I imagine trusting the plugins because they will be tested and source reviewed and realtime checksummed against tampering and peers will be able to validate that it actually ran and for mission critical plugins, we probably need an external verification, eg. blockchain.info for bitcoind operations
This is just wrong - it's like your trusting that other peers are running the correct NRS - of course they may not be and you have no way to know. The only thing you can do is verify results and compare them to what you know (and blacklist peers that disagree with you).
So your verification idea here is "ass about" (it would only be useful for a server to use to check that they are running the correct plugin themselves - it doesn't help the "script" owner in any way at all).

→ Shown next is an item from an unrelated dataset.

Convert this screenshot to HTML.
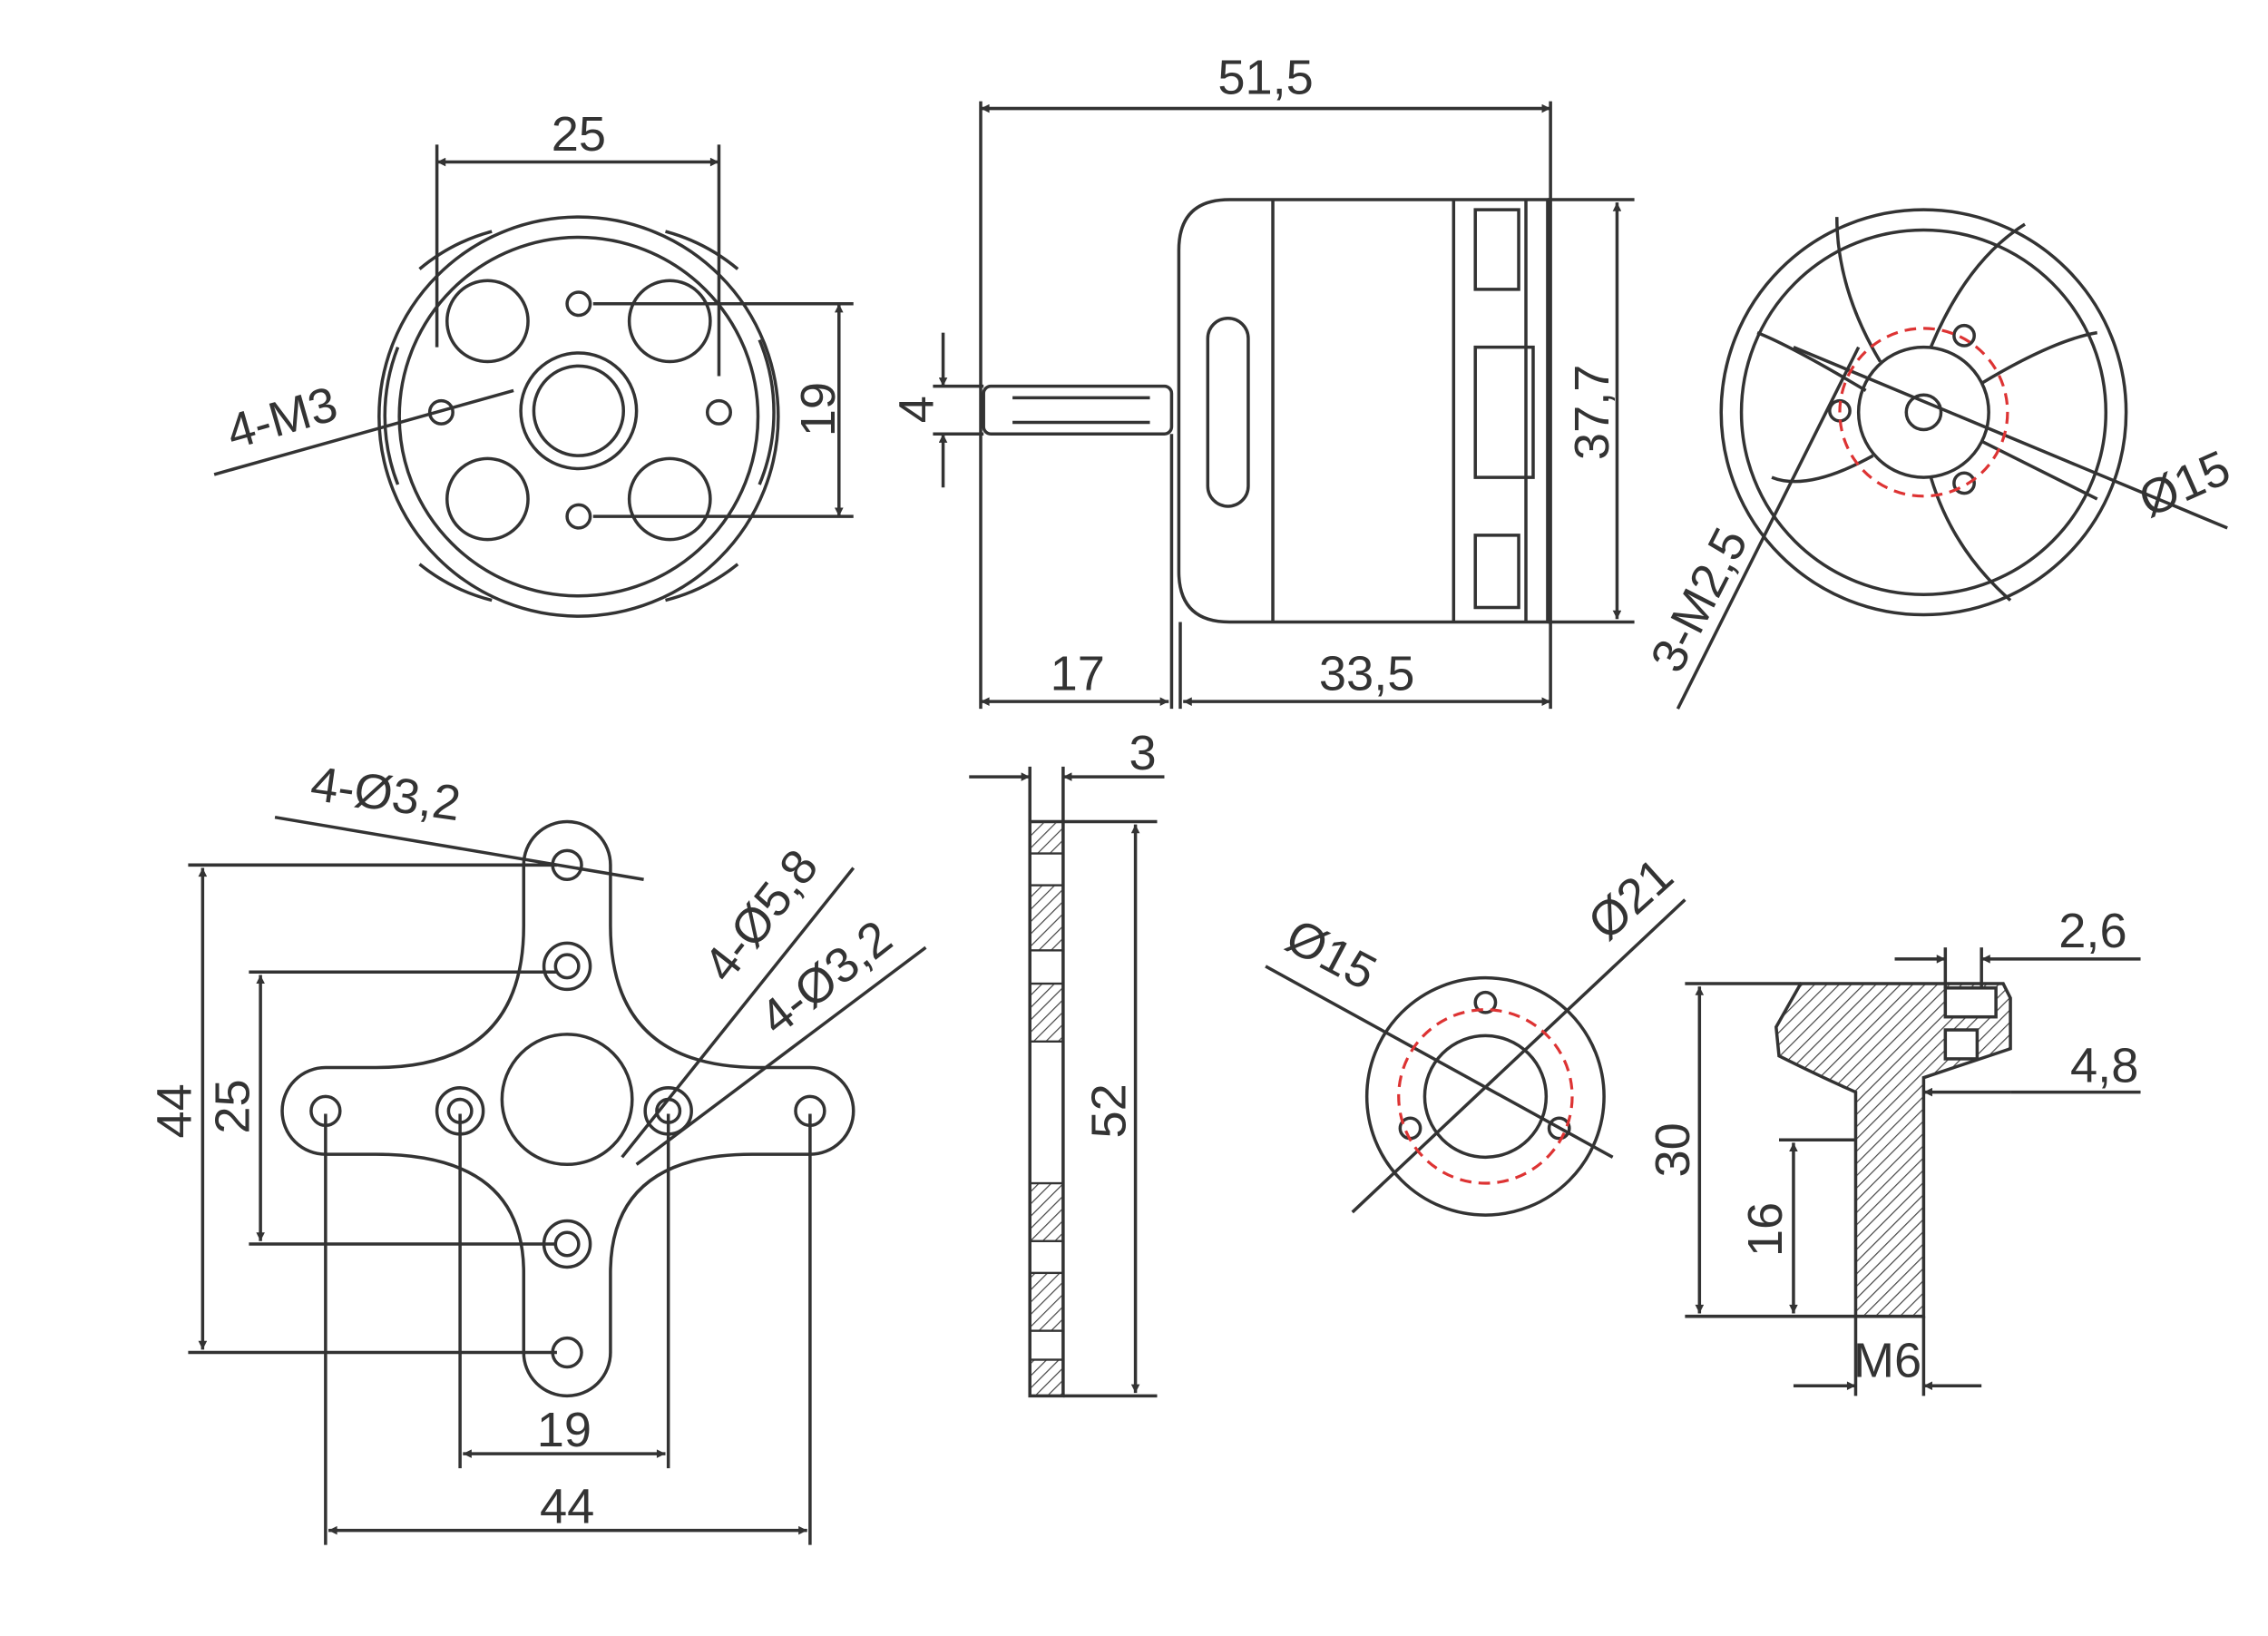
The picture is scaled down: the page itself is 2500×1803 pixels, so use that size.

I know it is not perfect, that is why I am asking for feedback to make it right. I think it is at least closer and things like
http://www.wired.com/wiredscience/2014/02/cryptography-breakthrough/ give me hope that a solution is possible.
So you are saying that Evil Bob will spoof that he is running the correct everything. I think the referenced article says that it is possible to do what I want, even though it is supposed to be impossible, even for Evil Bob
Also, I must be too tired to understand why if the forging node can verify they are running the correct plugin and it puts the result of running the plugin into the forged block and the forged block is verified cryptographically by the peers, then why cant all the peers conclude properly that the correct plugin was indeed run on the correct input data (which is the output of NXT VM script)?
What am I missing? I am thinking that all script owners will be assured that the output of their script will be processed only by a validated NXTplugin.
James
Edit: ah, so we need to make sure that the forging node did the validation of the plugin. Couldnt we use zeroknowledge proof for that?